I want to share with you the highlight of last night - the opportunity to watch a wedding procession pass by our hotel. November and December are the wedding season in India. The days are cooler and the humidity is lower, so the brides can actually use make-up without it sliding off onto their saris. Last night we left our dinners and ran to the sidewalk to watch a wedding procession where the groom was riding an elephant ( with his father behind him), ahead of him were 40-50 people dancing in the street, with women dressed in beautiful gold and scarlet saris and their men in black suits. Ahead of the dancers were musicians including drummers, flute players and men playing a stringed instrument that I've never seen/heard before. The entire procession was surrounded by men carrying huge electric chandeliers strung together with electrical cables and perched on their shoulders to light the way. Bringing up the rear was a poor man pulling a wooden cart laden with an enormous diesel generator used to power the lights. The procession moved very slowly, giving the dancers time to 'strut their stuff' and making the groom look very impatient. The procession was to end at the home of the bride where she would join him on the elephant and the 2 of them would be carried to a nice hotel for dinner and their wedding night. Quite a show!

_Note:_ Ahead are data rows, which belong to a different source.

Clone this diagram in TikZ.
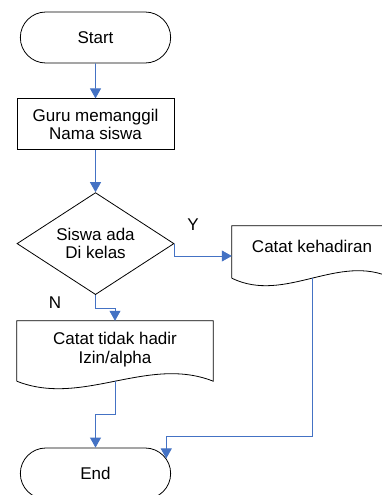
\documentclass[tikz,border=0pt]{standalone}
\usepackage{fontspec}
\setmainfont{Liberation Sans}
\usetikzlibrary{positioning,shapes.geometric,shapes.misc,arrows.meta,calc}
\definecolor{flowblue}{RGB}{68,114,196}

\tikzset{
  terminal/.style={rounded rectangle, draw, line width=.8pt, minimum width=157pt, minimum height=51pt},
  process/.style={rectangle, draw, line width=.8pt, minimum width=157pt, minimum height=51pt, align=center},
  decision/.style={diamond, draw, line width=.8pt, shape aspect=1.54, minimum width=157pt, minimum height=102pt, inner sep=0pt, align=center},
  document/.style={rectangle, align=center, inner sep=0pt},
  flow/.style={draw=flowblue, line width=.8pt, -{Triangle[width=11pt,length=10pt]}},
}

% outline of a document node with its wavy bottom
\newcommand{\docoutline}[1]{%
  \draw[line width=.8pt] (#1.south west) -- (#1.north west) -- (#1.north east) -- (#1.south east)
    .. controls ($(#1.south east)!.333!(#1.south west)+(0,-26)$) and ($(#1.south east)!.667!(#1.south west)+(0,26)$) .. (#1.south west);}

\begin{document}
\begin{tikzpicture}[x=1pt, y=-1pt, font=\fontsize{17}{18.5}\selectfont]
  \useasboundingbox (0,0) rectangle (381,495);
  \node[terminal] (start) at (95.5,37.5) {Start};
  \node[process, below=35pt of start] (guru) {Guru memanggil\\Nama siswa};
  \node[decision, below=42pt of guru] (cek) {Siswa ada\\Di kelas};
  \node[document, minimum width=160pt, minimum height=52pt, text depth=11pt] (hadir) at (312,252) {Catat kehadiran};
  \node[document, minimum width=196pt, minimum height=60pt, text depth=6pt] (tidak) at (115,351) {Catat tidak hadir\\Izin/alpha};
  \node[terminal] (stop) at (95.5,473.5) {End};
  \docoutline{hadir}
  \docoutline{tidak}
  \node (ya) at (193,225) {Y};
  \node (no) at (55,303) {N};

  \draw[flow] (start) -- (guru);
  \draw[flow] (guru) -- (cek);
  \draw[flow] (cek.east) |- ([yshift=-4pt]hadir.west);
  \draw[flow] (cek.south) -- ++(0,13) -| (tidak.north);
  \draw[flow] (tidak.south) -- ++(0,33) -| (stop.north);
  \draw[flow] (hadir.south) |- (stop.12 |- 0,436) -- (stop.12);
\end{tikzpicture}
\end{document}
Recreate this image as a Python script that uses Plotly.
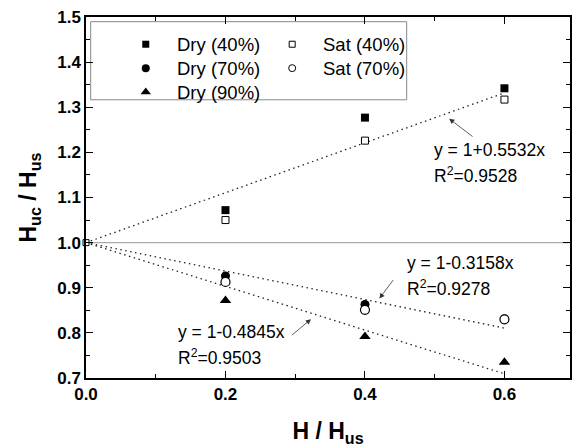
import plotly.graph_objects as go

# ---------------- data ----------------
x_vals = [0.2, 0.4, 0.6]
dry_40 = [1.072, 1.277, 1.342]
dry_70 = [0.926, 0.863, 0.831]
dry_90 = [0.872, 0.792, 0.735]
sat_40 = [1.050, 1.226, 1.317]
sat_70 = [0.913, 0.851, 0.830]
origin_x = [0.0]
origin_y = [1.0]

fit_slopes = [0.5532, -0.3158, -0.4845]
fit_r2 = [0.9528, 0.9278, 0.9503]
fit_x = [0.0, 0.6]
baseline = 1.0

x_ticks = [0.0, 0.2, 0.4, 0.6]
x_ticklabels = ["0.0", "0.2", "0.4", "0.6"]
y_ticks = [0.7, 0.8, 0.9, 1.0, 1.1, 1.2, 1.3, 1.4, 1.5]
y_ticklabels = ["0.7", "0.8", "0.9", "1.0", "1.1", "1.2", "1.3", "1.4", "1.5"]

FONT = "Liberation Sans, Arial, sans-serif"

fig = go.Figure()

# fit lines
for s in fit_slopes:
    fig.add_trace(go.Scatter(
        x=fit_x, y=[1 + s * xx for xx in fit_x], mode="lines",
        line=dict(color="#222222", width=1.3, dash="1.5px,3.5px"),
        showlegend=False, hoverinfo="skip"))

def add_pts(xs, ys, symbol, size, fill, lw=0, clip=True):
    fig.add_trace(go.Scatter(
        x=xs, y=ys, mode="markers", cliponaxis=clip,
        marker=dict(symbol=symbol, size=size, color=fill,
                    line=dict(color="black", width=lw)),
        showlegend=False))

add_pts(x_vals, dry_40, "square", 8, "black")
add_pts(x_vals, dry_70, "circle", 9, "black")
add_pts(x_vals, dry_90, "triangle-up", 10, "black")
add_pts(x_vals, sat_40, "square", 7, "white", 1)
add_pts(x_vals, sat_70, "circle", 9, "white", 1.2)
add_pts(origin_x, origin_y, "square", 6, "white", 1, clip=False)

# ---------------- manual legend (overlay axis 0..1) ----------------
leg_col_x = [0.1235, 0.426]
leg_text_x = [0.1831, 0.485]
leg_row_y = [0.9246, 0.8583, 0.7920]
legend_items = [
    (0, 0, "square", 7, "black", 0, "Dry (40%)"),
    (0, 1, "circle", 8, "black", 0, "Dry (70%)"),
    (0, 2, "triangle-up", 9, "black", 0, "Dry (90%)"),
    (1, 0, "square", 6, "white", 1, "Sat (40%)"),
    (1, 1, "circle", 7, "white", 1, "Sat (70%)"),
]
for col, row, sym, sz, fc, lw, label in legend_items:
    fig.add_trace(go.Scatter(
        x=[leg_col_x[col]], y=[leg_row_y[row]], mode="markers",
        xaxis="x2", yaxis="y2", cliponaxis=False,
        marker=dict(symbol=sym, size=sz, color=fc, line=dict(color="black", width=lw)),
        showlegend=False, hoverinfo="skip"))
    fig.add_annotation(x=leg_text_x[col], y=leg_row_y[row], xref="x2", yref="y2",
                       text=label, showarrow=False, xanchor="left", yanchor="middle",
                       font=dict(family=FONT, size=18.5, color="black"))

fig.add_shape(type="rect", xref="x2", yref="y2", x0=0.0097, x1=0.6626, y0=0.7707, y1=0.987,
              line=dict(color="#888888", width=1), fillcolor="rgba(0,0,0,0)", layer="below")

# baseline
fig.add_shape(type="line", xref="paper", yref="y", x0=0, x1=1, y0=baseline, y1=baseline,
              line=dict(color="#aaaaaa", width=1.2), layer="below")

# ---------------- equation annotations ----------------
eq_text_pos = [(0.4964, 1.206, 1.1508), (0.4581, 0.9557, 0.9004), (0.1293, 0.8010, 0.7471)]
arrow_tail = [(0.5564, 1.2326), (0.4421, 0.9203), (0.2931, 0.7922)]
arrow_head = [(0.5207, 1.2746), (0.4207, 0.8761), (0.3226, 0.8304)]
for s, r2, (tx, ty1, ty2), (ax_, ay_), (hx, hy) in zip(fit_slopes, fit_r2, eq_text_pos, arrow_tail, arrow_head):
    sign = "+" if s >= 0 else "-"
    fig.add_annotation(x=tx, y=ty1, text=f"y = 1{sign}{abs(s):.4f}x", showarrow=False,
                       xanchor="left", yanchor="middle",
                       font=dict(family=FONT, size=17.5, color="black"))
    fig.add_annotation(x=tx, y=ty2, text=f"R<sup>2</sup>={r2:.4f}", showarrow=False,
                       xanchor="left", yanchor="middle",
                       font=dict(family=FONT, size=17.5, color="black"))
    fig.add_annotation(x=hx, y=hy, ax=ax_, ay=ay_, axref="x", ayref="y", text="",
                       showarrow=True, arrowhead=2, arrowsize=1.3, arrowwidth=0.8,
                       arrowcolor="#333333", standoff=0, startstandoff=0)

axis_common = dict(showline=True, linecolor="black", linewidth=1.5, mirror="ticks",
                   ticks="inside", ticklen=7, tickwidth=1.2, tickcolor="black",
                   showgrid=False, zeroline=False,
                   tickfont=dict(family=FONT, size=17, color="black", weight="bold"))

fig.update_layout(
    width=579, height=447,
    margin=dict(l=86, r=7, t=17, b=68),
    paper_bgcolor="white", plot_bgcolor="white",
    showlegend=False,
    xaxis=dict(range=[0, 0.694], tickvals=x_ticks, ticktext=x_ticklabels,
               minor=dict(ticks="inside", ticklen=4, tickcolor="black", dtick=0.1, tick0=0),
               title=dict(text="H / H<sub>us</sub>", standoff=20,
                          font=dict(family=FONT, size=23, color="black", weight="bold")),
               **axis_common),
    yaxis=dict(range=[0.7, 1.5], tickvals=y_ticks, ticktext=y_ticklabels,
               minor=dict(ticks="inside", ticklen=4, tickcolor="black", dtick=0.05, tick0=0.7),
               title=dict(text="H<sub>uc</sub> / H<sub>us</sub>", standoff=14,
                          font=dict(family=FONT, size=23, color="black", weight="bold")),
               **axis_common),
    xaxis2=dict(range=[0, 1], overlaying="x", visible=False, domain=[0, 1]),
    yaxis2=dict(range=[0, 1], overlaying="y", visible=False),
)

fig.write_html("out.html")
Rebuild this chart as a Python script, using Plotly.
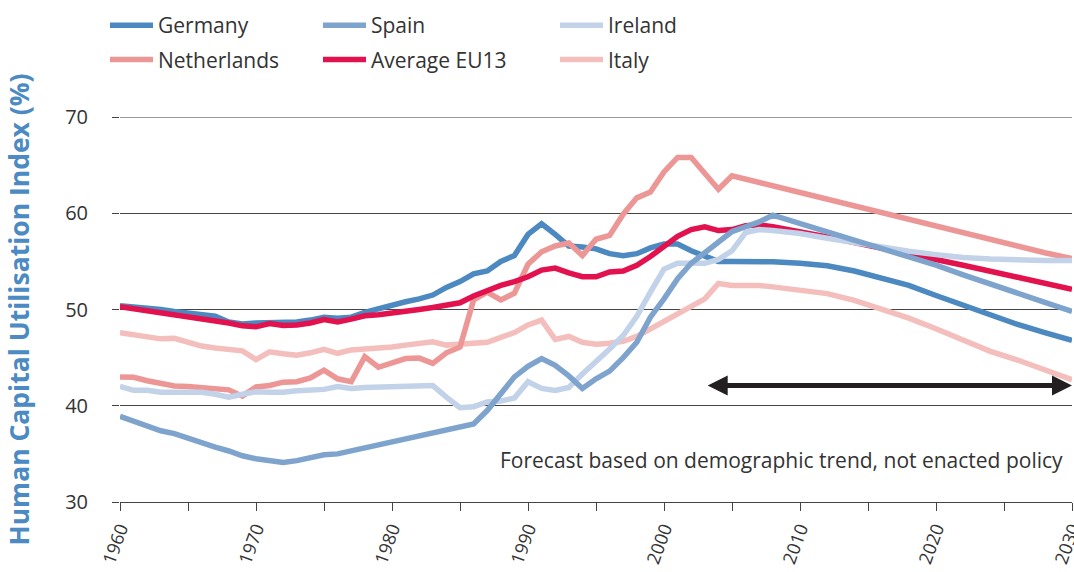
import plotly.graph_objects as go

# ---- data ----
years = list(range(1960, 2009)) + [2010, 2012, 2014, 2016, 2018, 2020, 2022, 2024, 2026, 2028, 2030]

germany = [50.4, 50.3, 50.2, 50.0, 49.8, 49.6, 49.5, 49.3, 48.7, 48.5,
           48.6, 48.6, 48.6, 48.7, 48.9, 49.2, 49.1, 49.2, 49.7, 50.1,
           50.5, 50.8, 51.1, 51.5, 52.3, 52.9, 53.7, 54.0, 55.0, 55.6,
           57.8, 58.9, 57.8, 56.6, 56.5, 56.3, 55.8, 55.6, 55.8, 56.4,
           56.8, 56.8, 56.1, 55.5, 55.0, 55.0, 55.0, 55.0, 54.95,
           54.8, 54.55, 54.0, 53.3, 52.5, 51.45, 50.4, 49.35, 48.45, 47.6, 46.8]

spain = [38.9, 38.4, 37.8, 37.4, 37.1, 36.6, 36.1, 35.7, 35.3, 34.8,
         34.5, 34.3, 34.1, 34.3, 34.6, 34.9, 35.0, 35.3, 35.7, 36.0,
         36.2, 36.5, 36.8, 37.2, 37.5, 37.8, 38.1, 39.5, 41.3, 43.0,
         44.1, 44.9, 44.2, 43.1, 41.8, 42.8, 43.6, 45.0, 46.6, 49.2,
         51.1, 53.2, 54.8, 55.9, 56.9, 58.1, 58.6, 59.1, 59.8,
         58.95, 58.0, 57.2, 56.4, 55.5, 54.6, 53.6, 52.6, 51.7, 50.75, 49.8]

ireland = [42.0, 41.6, 41.6, 41.4, 41.4, 41.4, 41.4, 41.2, 40.9, 41.2,
           41.45, 41.4, 41.4, 41.55, 41.6, 41.7, 42.0, 41.8, 41.9, 41.95,
           42.0, 42.0, 42.05, 42.1, 40.9, 39.8, 39.9, 40.4, 40.5, 40.8,
           42.5, 41.8, 41.6, 41.9, 43.3, 44.7, 45.9, 47.3, 49.3, 51.8,
           54.2, 54.8, 54.8, 54.8, 55.2, 56.1, 58.0, 58.3, 58.2,
           57.9, 57.4, 56.95, 56.45, 56.05, 55.7, 55.4, 55.25, 55.15, 55.1, 55.1]

netherlands = [43.0, 42.95, 42.6, 42.35, 42.05, 42.0, 41.9, 41.8, 41.65, 41.0,
               41.95, 42.1, 42.45, 42.5, 42.9, 43.7, 42.8, 42.5, 45.1, 44.0,
               44.45, 44.9, 44.95, 44.4, 45.5, 46.1, 51.0, 51.8, 51.0, 51.7,
               54.7, 56.0, 56.6, 56.9, 55.6, 57.3, 57.7, 59.9, 61.6, 62.2,
               64.3, 65.8, 65.8, 64.1, 62.5, 63.9, 63.55, 63.2, 62.85,
               62.1, 61.4, 60.7, 60.0, 59.3, 58.6, 57.9, 57.2, 56.5, 55.9, 55.3]

eu13 = [50.3, 50.1, 49.9, 49.7, 49.5, 49.3, 49.1, 48.9, 48.6, 48.3,
        48.2, 48.55, 48.35, 48.4, 48.6, 48.95, 48.7, 49.0, 49.35, 49.45,
        49.6, 49.8, 50.0, 50.2, 50.4, 50.7, 51.4, 52.0, 52.5, 52.9,
        53.4, 54.1, 54.3, 53.8, 53.4, 53.4, 53.9, 54.0, 54.6, 55.5,
        56.5, 57.6, 58.3, 58.6, 58.2, 58.3, 58.7, 58.8, 58.6,
        58.1, 57.55, 56.95, 56.4, 55.8, 55.2, 54.6, 53.95, 53.3, 52.7, 52.1]

italy = [47.6, 47.4, 47.2, 46.95, 47.0, 46.6, 46.2, 46.0, 45.9, 45.7,
         44.8, 45.6, 45.4, 45.25, 45.5, 45.85, 45.45, 45.8, 45.9, 45.95,
         46.1, 46.3, 46.5, 46.65, 46.3, 46.4, 46.45, 46.6, 47.1, 47.6,
         48.4, 48.9, 46.9, 47.2, 46.6, 46.4, 46.5, 46.7, 47.2, 48.0,
         48.8, 49.6, 50.4, 51.1, 52.7, 52.5, 52.5, 52.5, 52.35,
         52.0, 51.65, 50.95, 50.05, 49.1, 48.0, 46.75, 45.65, 44.75, 43.75, 42.7]

x_ticks = [1960, 1970, 1980, 1990, 2000, 2010, 2020, 2030]
y_ticks = [30, 40, 50, 60, 70]
forecast_start, forecast_end, forecast_level = 2003.1, 2030, 42.1
note = "Forecast based on demographic trend, not enacted policy"

FONT = "Open Sans"
TXT = "#333333"

# (name, values, color, legend, rank) in drawing order
series = [
    ("Germany", germany, "#4C89C0", "legend", 1),
    ("Italy", italy, "#F4BEBC", "legend3", 2),
    ("Netherlands", netherlands, "#ED9696", "legend", 2),
    ("Average EU13", eu13, "#E1124E", "legend2", 2),
    ("Ireland", ireland, "#C2D2E9", "legend3", 1),
    ("Spain", spain, "#7EA4CE", "legend2", 1),
]

fig = go.Figure()
for name, vals, color, leg, rank in series:
    fig.add_trace(go.Scatter(
        x=years, y=vals, mode="lines", name=name,
        line=dict(color=color, width=5.5),
        legend=leg, legendrank=rank, legendgroup=name,
        hoverinfo="skip",
    ))

W, H = 1074, 572
ML, MR, MT, MB = 120, 2, 117, 70
pw = W - ML - MR
ph = H - MT - MB

def lx(px):
    return (px - ML) / pw

def ly(py):
    return (H - MB - py) / ph

legend_common = dict(
    orientation="v", xanchor="left", yanchor="top",
    font=dict(family=FONT, size=21, color=TXT),
    bgcolor="rgba(0,0,0,0)", borderwidth=0,
    itemwidth=43, tracegroupgap=4, itemclick=False, itemdoubleclick=False,
)

fig.update_layout(
    width=W, height=H,
    margin=dict(l=ML, r=MR, t=MT, b=MB, autoexpand=False),
    paper_bgcolor="white", plot_bgcolor="white",
    font=dict(family=FONT, color=TXT),
    legend=dict(x=lx(105), y=ly(5), **legend_common),
    legend2=dict(x=lx(318), y=ly(5), **legend_common),
    legend3=dict(x=lx(555), y=ly(5), **legend_common),
    xaxis=dict(
        range=[1960, 2030], tickmode="array", tickvals=x_ticks,
        ticktext=[str(v) for v in x_ticks], tickangle=-70,
        ticklabeloverflow="allow",
        ticks="outside", ticklen=8, tickcolor="#444", tickwidth=1,
        minor=dict(dtick=5, tick0=1960, ticks="outside", ticklen=8, tickcolor="#444", tickwidth=1, showgrid=False),
        showline=True, linecolor="#444", linewidth=1.2,
        showgrid=False, zeroline=False,
        tickfont=dict(family=FONT, size=18, color=TXT),
    ),
    yaxis=dict(
        range=[30, 70], tickmode="array", tickvals=y_ticks,
        ticks="outside", ticklen=7, tickcolor="#444", tickwidth=1,
        showgrid=True, gridcolor="#444", gridwidth=1.2,
        showline=False, zeroline=False,
        tickfont=dict(family=FONT, size=20, color=TXT),
        ticklabelstandoff=20,
        title=dict(text="<b>Human Capital Utilisation Index (%)</b>",
                   font=dict(family=FONT, size=26.5, color="#4B8AC2"), standoff=27),
    ),
    showlegend=True,
)

fig.add_shape(type="line", xref="paper", yref="y", x0=0, x1=1, y0=70, y1=70,
              line=dict(color="#999999", width=2), layer="above")

fig.add_annotation(
    x=forecast_end, y=forecast_level, ax=forecast_start, ay=forecast_level,
    xref="x", yref="y", axref="x", ayref="y",
    text="", showarrow=True, arrowside="end+start",
    arrowhead=2, startarrowhead=2, arrowsize=0.8, startarrowsize=0.8,
    arrowwidth=5, arrowcolor="#231F20",
)

fig.add_annotation(
    x=2029.45, y=34.4, xref="x", yref="y", xanchor="right", yanchor="middle",
    text=note, showarrow=False,
    font=dict(family=FONT, size=21, color=TXT),
)

fig.write_html("out.html",
               config={"displayModeBar": False},
               post_script="document.body.style.margin='0';document.body.style.padding='0';")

The other minor highlight has been using public transportation to make our way around Jaipur. The cheapest and most available form of public transportation are the tuk tuks - three wheeled auto rickshaws, driven by Indian men, that make their way through thick, unfriendly traffic with very few crashes and fatalities (at least we haven't seen any yet). They look like 3 wheeled golf carts and move about as fast. The hardest part is having to wear our filtration masks everywhere. (I wouldn't leave for India without one - it makes my 'top 10' list of travel "musts".) The tuk tuks are cheap - usually about 100 rupees for a fairly long ride. That's about $2.50 US. Much cheaper than NYC or even Madison!

I hope you all are well. Thanks to everyone who has made this trip possible for us. I look forward to seeing your beautiful faces soon. And I won't mind the snow, the endless Christmas displays (there are none in India) and the kitchy Christmas music because ... there truly is "no place like home".